◆ **Information shown**
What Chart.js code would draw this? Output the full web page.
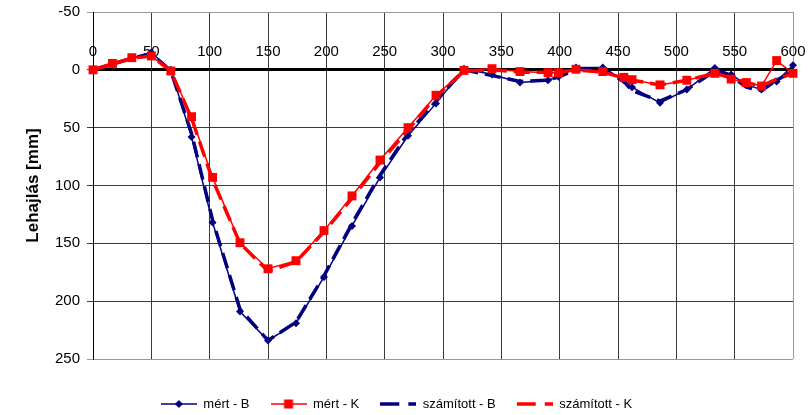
<!DOCTYPE html>
<html>
<head>
<meta charset="utf-8">
<script src="https://cdn.jsdelivr.net/npm/chart.js"></script>
<style>
  html, body { margin: 0; padding: 0; background: #fff; }
</style>
</head>
<body>
<canvas id="chart" width="811" height="415"></canvas>
<script>
// stations along the beam (x) and deflections in mm
const stations = [0, 16.7, 33.3, 50, 66.7, 84.5, 102.5, 126, 150, 174, 198, 222, 246, 270, 294, 318, 342, 366, 390, 399, 414, 437, 455, 462, 486, 509, 533, 547, 560, 573, 586, 600];
const mertB = [0, -5, -10, -15, 0, 58, 132, 209, 234, 219, 179, 135, 93, 57, 29, -1, 4, 11, 9, 6, -2, -2, 9, 15, 28.5, 17, -1.5, 4, 13, 17, 10, -4];
const mertK = [0, -5.5, -10.5, -12, 1, 40.5, 93, 149.5, 172, 165, 139, 109, 78, 50, 22, 0.5, -1, 1.5, 2.5, 2.5, -0.5, 1.5, 6.5, 8.5, 13, 9, 3, 8, 11, 14, -8, 3];
const szamB = [0, -5, -10, -14, 1, 55, 130, 207, 234, 218, 178, 133, 91, 55, 27, 0, 5, 10, 9, 6, 0, -1, 10, 18, 27, 17, 1, 5, 15, 18, 9, 1];
const szamK = [0, -5, -10, -12, 1, 42, 95, 150, 174, 166, 140, 111, 80, 52, 23, 1, 0, 2, 2, 2, 0, 2, 7, 9, 13, 9, 3, 7, 11, 14, 8, 3];

const seriesNames = ['mért - B', 'mért - K', 'számított - B', 'számított - K'];
const xTicks = { min: 0, max: 600, step: 50 };
const yTicks = { min: -50, max: 250, step: 50 };

const NAVY = '#000080';
const RED = '#ff0000';
const FONT = "'Liberation Sans', Arial, sans-serif";
const ICON_W = 36;

function pts(values) {
    return stations.map((x, i) => ({ x: x, y: values[i] }));
}

// small legend icons: line + marker like Excel
function makeIcon(color, lw, dashed, marker) {
    const c = document.createElement('canvas');
    c.width = ICON_W; c.height = 12;
    const g = c.getContext('2d');
    const mid = ICON_W / 2;
    g.strokeStyle = color; g.fillStyle = color; g.lineWidth = lw;
    if (dashed) g.setLineDash([19, 9]);
    g.beginPath(); g.moveTo(0, 6); g.lineTo(ICON_W, 6); g.stroke();
    g.setLineDash([]);
    if (marker === 'diamond') {
        g.beginPath(); g.moveTo(mid, 2); g.lineTo(mid + 4, 6); g.lineTo(mid, 10); g.lineTo(mid - 4, 6); g.closePath(); g.fill();
    } else if (marker === 'square') {
        g.fillRect(mid - 4.5, 1.5, 9, 9);
    }
    return c;
}
const icons = [
    makeIcon(NAVY, 1.5, false, 'diamond'),
    makeIcon(RED, 1.5, false, 'square'),
    makeIcon(NAVY, 3.5, true, null),
    makeIcon(RED, 3.5, true, null)
];

const gridColor = (edgeVals) => ctx => (edgeVals.includes(ctx.tick && ctx.tick.value) ? '#9a9a9a' : '#3a3a3a');

new Chart(document.getElementById('chart'), {
    type: 'line',
    data: {
        datasets: [
            {
                label: seriesNames[0], data: pts(mertB), borderColor: NAVY, backgroundColor: NAVY,
                borderWidth: 1.5, pointStyle: 'rectRot', pointRadius: 4, pointBorderWidth: 0,
                tension: 0, clip: false, order: 2
            },
            {
                label: seriesNames[1], data: pts(mertK), borderColor: RED, backgroundColor: RED,
                borderWidth: 1.5, pointStyle: 'rect', pointRadius: 6.3, pointBorderWidth: 0,
                tension: 0, clip: false, order: 0
            },
            {
                label: seriesNames[2], data: pts(szamB), borderColor: NAVY, backgroundColor: NAVY,
                borderWidth: 3.5, borderDash: [16, 7], pointRadius: 0,
                tension: 0, clip: false, order: 3
            },
            {
                label: seriesNames[3], data: pts(szamK), borderColor: RED, backgroundColor: RED,
                borderWidth: 3.5, borderDash: [16, 7], pointRadius: 0,
                tension: 0, clip: false, order: 1
            }
        ]
    },
    options: {
        responsive: false,
        animation: false,
        layout: { padding: { top: 12, right: 18, bottom: -5.5, left: 0 } },
        plugins: {
            tooltip: { enabled: false },
            legend: {
                position: 'bottom',
                labels: {
                    usePointStyle: true,
                    pointStyleWidth: ICON_W,
                    boxHeight: 12,
                    padding: 21,
                    color: '#000',
                    font: { family: FONT, size: 13 },
                    generateLabels: chart => chart.data.datasets.map((ds, i) => ({
                        text: ds.label,
                        pointStyle: icons[i],
                        fillStyle: 'transparent',
                        strokeStyle: 'transparent',
                        lineWidth: 0,
                        hidden: false,
                        datasetIndex: i,
                        fontColor: '#000'
                    }))
                }
            }
        },
        scales: {
            x: {
                type: 'linear',
                position: { y: 0 },
                min: xTicks.min, max: xTicks.max,
                ticks: {
                    stepSize: xTicks.step,
                    color: '#000',
                    padding: -31,
                    maxRotation: 0,
                    font: { family: FONT, size: 15 }
                },
                grid: { color: gridColor([600]), tickLength: 4, lineWidth: 1 },
                border: { color: '#000', width: 3 }
            },
            xb: {
                type: 'linear',
                position: 'bottom',
                min: 0, max: 1,
                display: true,
                grid: { display: false, drawTicks: false },
                ticks: { display: false },
                border: { display: false },
                afterFit: s => { s.height = 17.5; }
            },
            y: {
                type: 'linear',
                reverse: true,
                min: yTicks.min, max: yTicks.max,
                ticks: {
                    stepSize: yTicks.step,
                    color: '#000',
                    padding: 7,
                    font: { family: FONT, size: 15 }
                },
                grid: { color: gridColor([-50, 250]), tickLength: 6, lineWidth: 1 },
                border: { color: '#000', width: 1 },
                title: {
                    display: true,
                    text: 'Lehajlás [mm]',
                    color: '#000',
                    padding: { top: 23, bottom: 0 },
                    font: { family: FONT, size: 17, weight: 'bold' }
                },
                afterFit: s => { s.width = 93; s.paddingTop = 0; s.paddingBottom = 0; }
            }
        }
    }
});
</script>
</body>
</html>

◆ **What this task involves**
Reproduce each line exactly as it appears, omitting the pictures.

◆ **Answer for this exercise**
What Chart.js code would draw this? Output the full web page.
<!DOCTYPE html>
<html>
<head>
<meta charset="utf-8">
<script src="https://cdn.jsdelivr.net/npm/chart.js"></script>
<style>
  html, body { margin: 0; padding: 0; background: #fff; }
</style>
</head>
<body>
<canvas id="chart" width="811" height="415"></canvas>
<script>
// stations along the beam (x) and deflections in mm
const stations = [0, 16.7, 33.3, 50, 66.7, 84.5, 102.5, 126, 150, 174, 198, 222, 246, 270, 294, 318, 342, 366, 390, 399, 414, 437, 455, 462, 486, 509, 533, 547, 560, 573, 586, 600];
const mertB = [0, -5, -10, -15, 0, 58, 132, 209, 234, 219, 179, 135, 93, 57, 29, -1, 4, 11, 9, 6, -2, -2, 9, 15, 28.5, 17, -1.5, 4, 13, 17, 10, -4];
const mertK = [0, -5.5, -10.5, -12, 1, 40.5, 93, 149.5, 172, 165, 139, 109, 78, 50, 22, 0.5, -1, 1.5, 2.5, 2.5, -0.5, 1.5, 6.5, 8.5, 13, 9, 3, 8, 11, 14, -8, 3];
const szamB = [0, -5, -10, -14, 1, 55, 130, 207, 234, 218, 178, 133, 91, 55, 27, 0, 5, 10, 9, 6, 0, -1, 10, 18, 27, 17, 1, 5, 15, 18, 9, 1];
const szamK = [0, -5, -10, -12, 1, 42, 95, 150, 174, 166, 140, 111, 80, 52, 23, 1, 0, 2, 2, 2, 0, 2, 7, 9, 13, 9, 3, 7, 11, 14, 8, 3];

const seriesNames = ['mért - B', 'mért - K', 'számított - B', 'számított - K'];
const xTicks = { min: 0, max: 600, step: 50 };
const yTicks = { min: -50, max: 250, step: 50 };

const NAVY = '#000080';
const RED = '#ff0000';
const FONT = "'Liberation Sans', Arial, sans-serif";
const ICON_W = 36;

function pts(values) {
    return stations.map((x, i) => ({ x: x, y: values[i] }));
}

// small legend icons: line + marker like Excel
function makeIcon(color, lw, dashed, marker) {
    const c = document.createElement('canvas');
    c.width = ICON_W; c.height = 12;
    const g = c.getContext('2d');
    const mid = ICON_W / 2;
    g.strokeStyle = color; g.fillStyle = color; g.lineWidth = lw;
    if (dashed) g.setLineDash([19, 9]);
    g.beginPath(); g.moveTo(0, 6); g.lineTo(ICON_W, 6); g.stroke();
    g.setLineDash([]);
    if (marker === 'diamond') {
        g.beginPath(); g.moveTo(mid, 2); g.lineTo(mid + 4, 6); g.lineTo(mid, 10); g.lineTo(mid - 4, 6); g.closePath(); g.fill();
    } else if (marker === 'square') {
        g.fillRect(mid - 4.5, 1.5, 9, 9);
    }
    return c;
}
const icons = [
    makeIcon(NAVY, 1.5, false, 'diamond'),
    makeIcon(RED, 1.5, false, 'square'),
    makeIcon(NAVY, 3.5, true, null),
    makeIcon(RED, 3.5, true, null)
];

const gridColor = (edgeVals) => ctx => (edgeVals.includes(ctx.tick && ctx.tick.value) ? '#9a9a9a' : '#3a3a3a');

new Chart(document.getElementById('chart'), {
    type: 'line',
    data: {
        datasets: [
            {
                label: seriesNames[0], data: pts(mertB), borderColor: NAVY, backgroundColor: NAVY,
                borderWidth: 1.5, pointStyle: 'rectRot', pointRadius: 4, pointBorderWidth: 0,
                tension: 0, clip: false, order: 2
            },
            {
                label: seriesNames[1], data: pts(mertK), borderColor: RED, backgroundColor: RED,
                borderWidth: 1.5, pointStyle: 'rect', pointRadius: 6.3, pointBorderWidth: 0,
                tension: 0, clip: false, order: 0
            },
            {
                label: seriesNames[2], data: pts(szamB), borderColor: NAVY, backgroundColor: NAVY,
                borderWidth: 3.5, borderDash: [16, 7], pointRadius: 0,
                tension: 0, clip: false, order: 3
            },
            {
                label: seriesNames[3], data: pts(szamK), borderColor: RED, backgroundColor: RED,
                borderWidth: 3.5, borderDash: [16, 7], pointRadius: 0,
                tension: 0, clip: false, order: 1
            }
        ]
    },
    options: {
        responsive: false,
        animation: false,
        layout: { padding: { top: 12, right: 18, bottom: -5.5, left: 0 } },
        plugins: {
            tooltip: { enabled: false },
            legend: {
                position: 'bottom',
                labels: {
                    usePointStyle: true,
                    pointStyleWidth: ICON_W,
                    boxHeight: 12,
                    padding: 21,
                    color: '#000',
                    font: { family: FONT, size: 13 },
                    generateLabels: chart => chart.data.datasets.map((ds, i) => ({
                        text: ds.label,
                        pointStyle: icons[i],
                        fillStyle: 'transparent',
                        strokeStyle: 'transparent',
                        lineWidth: 0,
                        hidden: false,
                        datasetIndex: i,
                        fontColor: '#000'
                    }))
                }
            }
        },
        scales: {
            x: {
                type: 'linear',
                position: { y: 0 },
                min: xTicks.min, max: xTicks.max,
                ticks: {
                    stepSize: xTicks.step,
                    color: '#000',
                    padding: -31,
                    maxRotation: 0,
                    font: { family: FONT, size: 15 }
                },
                grid: { color: gridColor([600]), tickLength: 4, lineWidth: 1 },
                border: { color: '#000', width: 3 }
            },
            xb: {
                type: 'linear',
                position: 'bottom',
                min: 0, max: 1,
                display: true,
                grid: { display: false, drawTicks: false },
                ticks: { display: false },
                border: { display: false },
                afterFit: s => { s.height = 17.5; }
            },
            y: {
                type: 'linear',
                reverse: true,
                min: yTicks.min, max: yTicks.max,
                ticks: {
                    stepSize: yTicks.step,
                    color: '#000',
                    padding: 7,
                    font: { family: FONT, size: 15 }
                },
                grid: { color: gridColor([-50, 250]), tickLength: 6, lineWidth: 1 },
                border: { color: '#000', width: 1 },
                title: {
                    display: true,
                    text: 'Lehajlás [mm]',
                    color: '#000',
                    padding: { top: 23, bottom: 0 },
                    font: { family: FONT, size: 17, weight: 'bold' }
                },
                afterFit: s => { s.width = 93; s.paddingTop = 0; s.paddingBottom = 0; }
            }
        }
    }
});
</script>
</body>
</html>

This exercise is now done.